Dans tous les cas, il peut arriver que l’enfant n’ait pas de questions. Ceci ne veut pas dire qu’il n’en aura pas plus tard ou qu’il n’a pas compris l’information. « Il va assimiler, ne rien dire pendant plusieurs jours et d’un coup, cela reviendra. À l’adulte de se rendre disponible pour l’écouter. Par contre, tout changement soudain de son comportement ou de son humeur doit inquiéter. Il peut alors être nécessaire de consulter un tiers », avertit Sophie Gidrol.

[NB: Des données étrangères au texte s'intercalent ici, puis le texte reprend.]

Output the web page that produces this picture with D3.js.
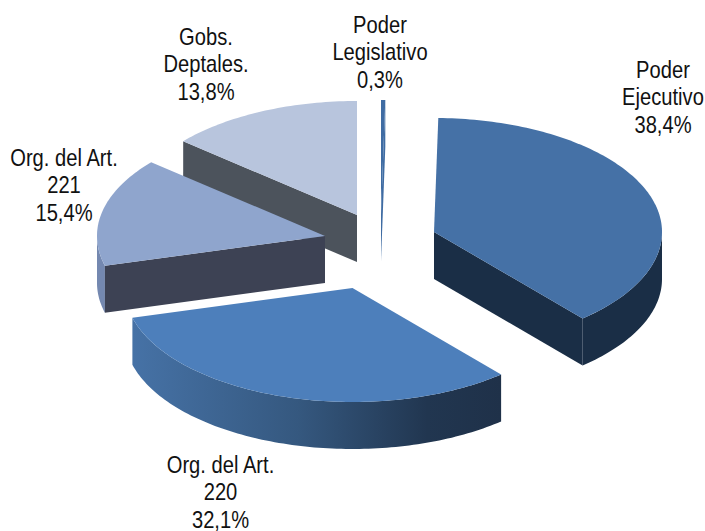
<!DOCTYPE html>
<html><head><meta charset="utf-8">
<style>html,body{margin:0;padding:0;background:#fff}svg{display:block}</style>
<script src="https://cdn.jsdelivr.net/npm/d3@7/dist/d3.min.js"></script>
</head><body><svg id="c" width="705" height="531"></svg>
<script>
const categories = [["Poder","Legislativo"],["Poder","Ejecutivo"],["Org. del Art.","220"],["Org. del Art.","221"],["Gobs.","Deptales."]];
const values = [0.3,38.4,32.1,15.4,13.8];
const topColors = ["#3f6ca3","#4571a6","#4d7fbb","#8fa5cd","#b8c5dd"];
const faceColors = ["#3f6ca3","#1a2e46","#1f3149","#3d4254","#4c535c"];
const rimColors = ["#3f6ca3","#1a2e46","url(#rim220)","#7488b0","#4c535c"];
const apexX = [381,434,352.5,325,357];
const apexY = [214,232,288,236,215];
const labelX = [380,663,220.5,64,206];
const labelY = [33,78,473,166,45];
const drawOrder = [4,0,3,1,2];

const W=705,H=531,rx=228,ry=114,depth=47;
const svg=d3.select("#c");
const sx=d3.scaleLinear().domain([-1,1]).range([-rx,rx]);
const sy=d3.scaleLinear().domain([-1,1]).range([ry,-ry]);
const grad=svg.append("defs").append("linearGradient").attr("id","rim220");
[[0,"#4672a6"],[0.45,"#35587f"],[0.8,"#213650"],[1,"#1f3149"]].forEach(s=>grad.append("stop").attr("offset",s[0]).attr("stop-color",s[1]));

const arcs=d3.pie().sort(null).startAngle(0).endAngle(2*Math.PI)(values);
const px=(i,t)=>apexX[i]+sx(Math.sin(t));
const py=(i,t)=>apexY[i]+sy(Math.cos(t));
const line=d3.line();
const samples=(a,b)=>{const n=Math.max(2,Math.ceil((b-a)/0.02));return d3.range(n+1).map(k=>a+(b-a)*k/n);};

drawOrder.forEach(i=>{
  const a=arcs[i],g=svg.append("g");
  const faces=[];
  if(Math.sin(a.startAngle)<0) faces.push(a.startAngle);
  if(Math.sin(a.endAngle)>1e-6) faces.push(a.endAngle);
  const r0=Math.max(a.startAngle,Math.PI/2), r1=Math.min(a.endAngle,1.5*Math.PI);
  if(r1>r0){
    const ts=samples(r0,r1);
    const up=ts.map(t=>[px(i,t),py(i,t)]);
    const down=ts.slice().reverse().map(t=>[px(i,t),py(i,t)+depth]);
    g.append("path").attr("d",line(up.concat(down))+"Z").attr("fill",rimColors[i]);
  }
  faces.forEach(t=>{
    g.append("path").attr("d",line([[apexX[i],apexY[i]],[px(i,t),py(i,t)],[px(i,t),py(i,t)+depth],[apexX[i],apexY[i]+depth]])+"Z").attr("fill",faceColors[i]);
  });
  const pts=[[apexX[i],apexY[i]]].concat(samples(a.startAngle,a.endAngle).map(t=>[px(i,t),py(i,t)]));
  g.append("path").attr("d",line(pts)+"Z").attr("fill",topColors[i]);
});

const fmt=v=>String(v).replace(".",",")+"%";
categories.forEach((c,i)=>{
  const t=svg.append("text").attr("text-anchor","middle")
    .attr("transform",`translate(${labelX[i]},${labelY[i]}) scale(0.84,1)`)
    .style("font-family","'Liberation Sans',Arial,sans-serif").style("font-size","24px").attr("fill","#111");
  c.concat([fmt(values[i])]).forEach((s,k)=>{
    t.append("tspan").attr("x",0).attr("y",k*27.5).text(s);
  });
});
</script></body></html>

Reste la question du corps : l’autoriser à le voir ou pas ? L’emmener à l’enterrement ou pas ? Cette démarche relève du choix de chacun. Ce qui compte est de lui laisser la possibilité, s’il le souhaite, de venir voir l’être qu’il a aimé ou de lui faire un dernier adieu à la cérémonie ou au cimetière. Toutes ces paroles adressées au défunt et à l’entourage sont précieuses pour l’aider dans le processus de deuil.
Quant à moi, j’ai profité d’un moment d’inattention de ma fille pour faire « disparaître » le lapin, un léger pincement au cœur tout de même. Morale de l’histoire : la prochaine fois, j’adopte un blob (ça meurt les blobs ?).